Boxelder bug control in and around home
I've unsuccessfully tried sealing cracks and crevasses, spraying insecticides and using the vaccum to control Boxelder bugs in and around our home on the shores of Bear Lake.
They seem to be everywhere and in large numbers, especially during cool weather and during winters.
How can I kill and be rid of these tenacious pests?
I'm assuming from this address that you are a resident of Utah. I would be very cautious that you have correctly identified your pest. There are three species of what entomologists call "red-shouldered" bugs - the true boxelder bug, the western boxelder bug and the goldenrain tree bug. The goldenrain tree bug has been showing up much more commonly in western states where goldenrain trees are used.
If you are really dealing with boxelder bugs, we now now that they can build up populations on maples and ash trees where they also feed on the flowers and developing seed. So, elimination of nearby boxelders does not always work to reduce these bugs.

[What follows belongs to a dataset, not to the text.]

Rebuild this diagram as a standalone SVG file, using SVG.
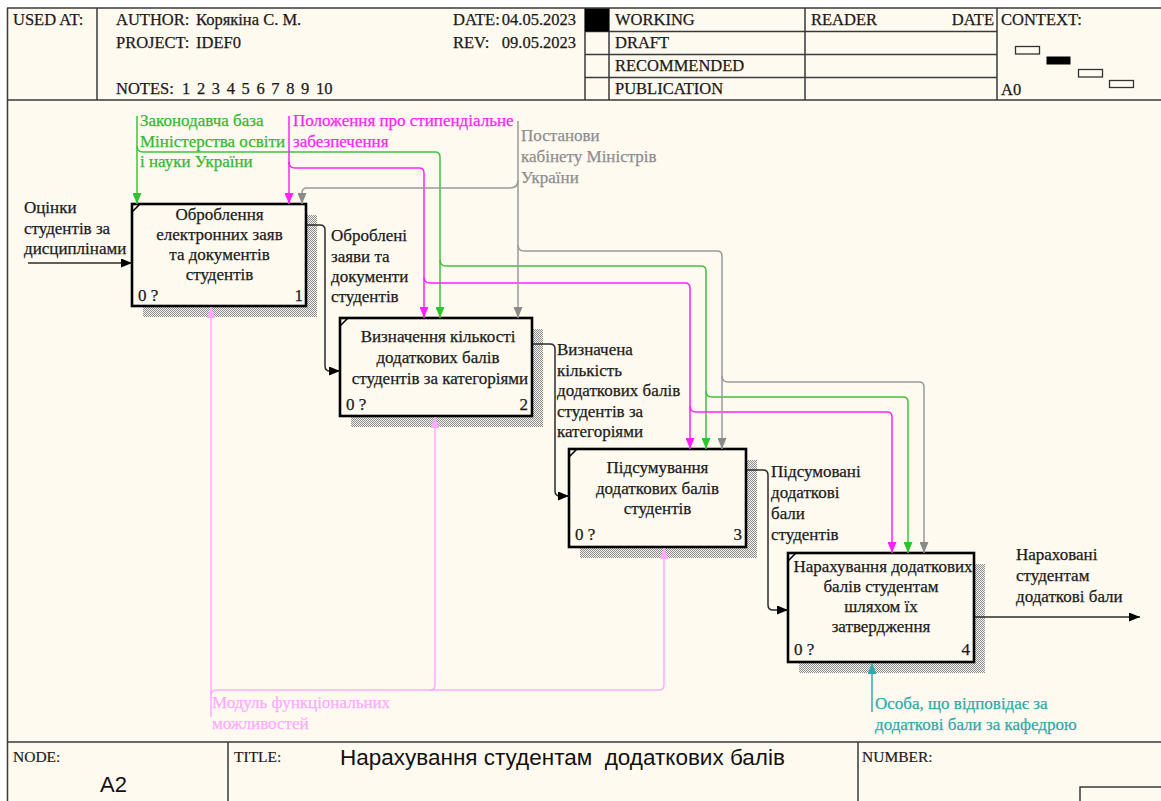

If the insects are still getting inside your home after sealing the normal cracks and crevices around windows and doors, they are likely entering the structure through the roof vents. These can be located on the soffits and roof peaks. The ones on the soffits often have nylon screening when installed and this often crumbles apart after several years of weather exposure. These should be pulled off and the screening replaced with actual wire screen. Roof peak vents can be filled with plastic mesh which will prohibit insect invasion yet allow for air transport.
For the exterior of the house, there are several "creeping and crawling" insect control products. The two most effective products are ones that contain bifenthrin or cypermethrin. Some of these can be obtained at a local hardware/garden store and others can be obtained over the internet. These should be applied when the bugs are first noticed clustering on the side of a structure. Reapplications may be needed every 14 to 28 days.